Начинался новый трудовой день Главного Прелата кардинала Фултона Стейтлера Хармса; попытки послушать новости, размышляя одновременно о схоластических умозаключениях св. Ансельма и неуверенно отбиваясь от Арнольдовой бейсбольной статистики – в этом состояло его ежеутреннее столкновение с реальностью, его повседневная рутина. Для архетипического, в платоновском смысле, перехода к активной фазе не хватало разве что очередной – и в очередной раз тщетной – попытки разобраться, откуда же у Дирдре такие перерасходы.
Хотя это было и не очень важно – за кулисами уже ждала своего выхода новая девушка. Старушке Дирдре, которая ничего ещё об этом не знала, предстояло уйти со сцены.
В обширном поместье, располагавшемся на территории одного из черноморских курортов, Верховный Прокуратор неспешно разгуливал по кругу, читая на ходу последнее донесение Дирдре Коннелл о деятельности Главного Прелата. Прокуратора не мучили никакие недуги. Все эти утечки сведений о критическом состоянии организовывал он сам, чтобы запутать своего соправителя в паутину приятной для того – и весьма полезной для Булковского – лжи. Это давало ему время изучить составляемые аналитическим отделом его разведки оценки донесений, ежедневно поступавших от Дирдре. Пока что все аналитики прокуратора единодушно сходились в том, что кардинал Хармс утратил контакт с реальностью и полностью погряз в заумных теологических поисках, всё дальше и дальше уводивших его от контроля над политической и экономической ситуациями, каковые, вообще говоря, должны были являться главным предметом его забот.

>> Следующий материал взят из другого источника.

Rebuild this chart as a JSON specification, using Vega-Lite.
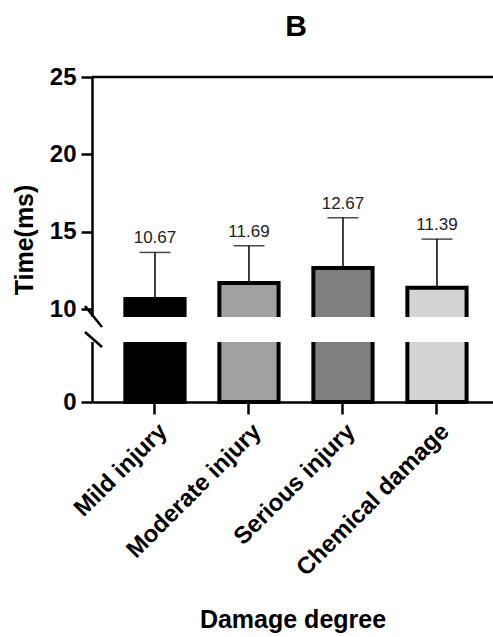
{
  "$schema": "https://vega.github.io/schema/vega-lite/v6.json",
  "width": 401,
  "height": 325,
  "autosize": "none",
  "padding": {"left": 92, "top": 77, "right": 0, "bottom": 235},
  "title": {"text": "B", "fontSize": 30, "font": "Liberation Sans", "fontWeight": "bold", "anchor": "middle", "offset": 23, "dx": 3.5, "color": "#000"},
  "config": {"view": {"stroke": null}, "font": "Liberation Sans"},
  "datasets": {
    "bars": [
      {"degree": "Mild injury", "mean": 10.67, "upper": 13.67, "label": "10.67"},
      {"degree": "Moderate injury", "mean": 11.69, "upper": 14.10, "label": "11.69"},
      {"degree": "Serious injury", "mean": 12.67, "upper": 15.91, "label": "12.67"},
      {"degree": "Chemical damage", "mean": 11.39, "upper": 14.53, "label": "11.39"}
    ],
    "gap": [{"lo": 5.54, "hi": 8.96}],
    "frame": [{"top": 25}],
    "slashes": [
      {"xa": -0.0175, "xb": 0.025, "ya": 10.21, "yb": 7.7},
      {"xa": -0.0175, "xb": 0.025, "ya": 6.8, "yb": 4.58}
    ]
  },
  "resolve": {"scale": {"x": "independent"}, "axis": {"x": "independent"}},
  "layer": [
    {
      "data": {"name": "bars"},
      "layer": [
        {
          "mark": {"type": "bar", "stroke": "#000", "strokeWidth": 4},
          "encoding": {
            "x": {
              "field": "degree", "type": "nominal", "sort": null,
              "scale": {"paddingInner": 0.37, "paddingOuter": 0.318, "align": 0.558},
              "axis": {
                "title": "Damage degree", "labelAngle": -45, "labelFontSize": 24, "labelFontWeight": "bold",
                "labelColor": "#000", "labelLimit": 0, "titleFontSize": 25, "titleFontWeight": "bold", "titleColor": "#000",
                "domainColor": "#000", "domainWidth": 2.5, "tickColor": "#000", "tickWidth": 2.5, "tickSize": 12,
                "labelPadding": 5, "titlePadding": 27
              }
            },
            "y": {
              "field": "mean", "type": "quantitative", "title": "Time(ms)",
              "scale": {"domain": [0, 5, 9.5, 25], "range": [325, 265, 240, 0], "zero": false, "nice": false},
              "axis": {
                "values": [0, 10, 15, 20, 25], "grid": false, "labelFontSize": 24, "labelFontWeight": "bold",
                "labelColor": "#000", "titleFontSize": 25, "titleFontWeight": "bold", "titleColor": "#000",
                "domainColor": "#000", "domainWidth": 2.5, "tickColor": "#000", "tickWidth": 2.5, "tickSize": 11,
                "labelPadding": 5, "titlePadding": 12
              }
            },
            "fill": {
              "field": "degree", "type": "nominal", "sort": null, "legend": null,
              "scale": {"domain": ["Mild injury", "Moderate injury", "Serious injury", "Chemical damage"], "range": ["#000000", "#a0a0a0", "#7f7f7f", "#d3d3d3"]}
            }
          }
        },
        {
          "mark": {"type": "rule", "color": "#000", "strokeWidth": 1.5},
          "encoding": {
            "x": {"field": "degree", "type": "nominal", "sort": null},
            "y": {"field": "mean", "type": "quantitative", "title": "Time(ms)", "scale": {"domain": [0, 5, 9.5, 25], "range": [325, 265, 240, 0], "zero": false, "nice": false}},
            "y2": {"field": "upper"}
          }
        },
        {
          "mark": {"type": "tick", "orient": "horizontal", "color": "#000", "size": 31, "thickness": 1.5},
          "encoding": {
            "x": {"field": "degree", "type": "nominal", "sort": null},
            "y": {"field": "upper", "type": "quantitative", "title": "Time(ms)", "scale": {"domain": [0, 5, 9.5, 25], "range": [325, 265, 240, 0], "zero": false, "nice": false}}
          }
        },
        {
          "mark": {"type": "text", "fontSize": 17, "color": "#222", "baseline": "alphabetic", "dy": -9},
          "encoding": {
            "x": {"field": "degree", "type": "nominal", "sort": null},
            "y": {"field": "upper", "type": "quantitative", "title": "Time(ms)", "scale": {"domain": [0, 5, 9.5, 25], "range": [325, 265, 240, 0], "zero": false, "nice": false}},
            "text": {"field": "label"}
          }
        }
      ]
    },
    {
      "data": {"name": "gap"},
      "mark": {"type": "rect", "fill": "#ffffff", "stroke": "#ffffff", "strokeWidth": 6, "clip": false},
      "encoding": {
        "y": {"field": "lo", "type": "quantitative", "title": "Time(ms)", "scale": {"domain": [0, 5, 9.5, 25], "range": [325, 265, 240, 0], "zero": false, "nice": false}},
        "y2": {"field": "hi"}
      }
    },
    {
      "data": {"name": "frame"},
      "mark": {"type": "rule", "color": "#000", "strokeWidth": 2.5},
      "encoding": {
        "y": {"field": "top", "type": "quantitative", "title": "Time(ms)", "scale": {"domain": [0, 5, 9.5, 25], "range": [325, 265, 240, 0], "zero": false, "nice": false}}
      }
    },
    {
      "data": {"name": "slashes"},
      "mark": {"type": "rule", "color": "#000", "strokeWidth": 2.5, "clip": false},
      "encoding": {
        "x": {"field": "xa", "type": "quantitative", "scale": {"domain": [0, 1], "nice": false, "zero": false}, "axis": null},
        "x2": {"field": "xb"},
        "y": {"field": "ya", "type": "quantitative", "title": "Time(ms)", "scale": {"domain": [0, 5, 9.5, 25], "range": [325, 265, 240, 0], "zero": false, "nice": false}},
        "y2": {"field": "yb"}
      }
    }
  ]
}
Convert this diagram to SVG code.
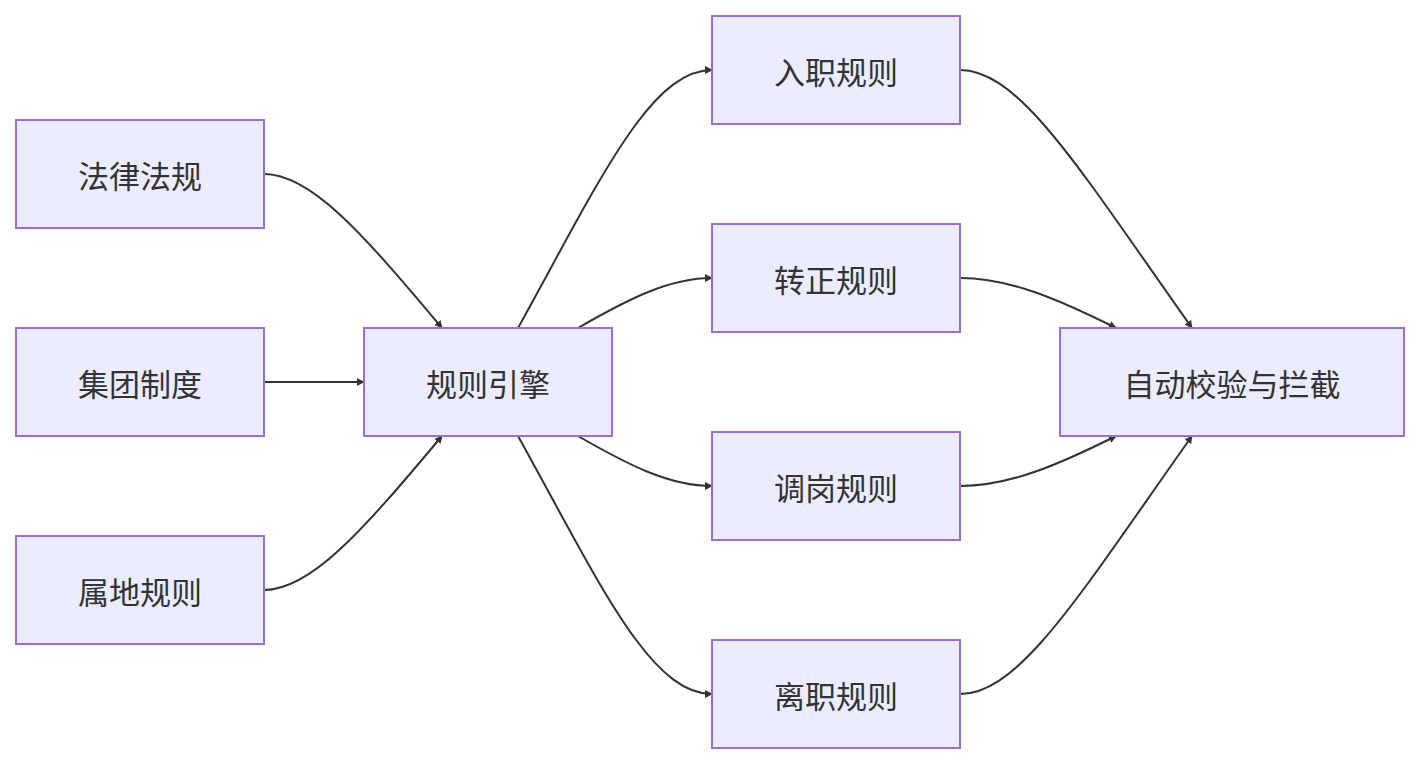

Липовые утечки о здоровье прокуратора давали ему также время расслабиться, поудить рыбу и позагорать, а заодно – поразмыслить, как бы так половчее сместить кардинала и посадить на трон Главного Прелата ХИЦ одного из своих людей. Булковский внедрил в курию целый ряд функционеров НЛ, людей прекрасно обученных и горящих энтузиазмом. До тех пор, пока Дирдре Коннелл оставалась исполнительным секретарём и любовницей кардинала, Булковский имел перед ним несомненные преимущества. Он был в достаточной степени уверен, что у Хармса нет своих людей в верхнем эшелоне Научной Легации, а значит, и симметричного доступа к его тайнам. У Булковского не было любовницы, а была зато аппетитная, среднего возраста жена плюс трое детей, учившихся в частных швейцарских школах. Кроме того, его обращение под воздействием всей этой пассимовской чуши – нужно ли говорить, что чудесные полёты осуществлялись при помощи сугубо технических средств – было стратегической уловкой, направленной на то, чтобы ещё глубже погрузить кардинала в его волшебные мечты.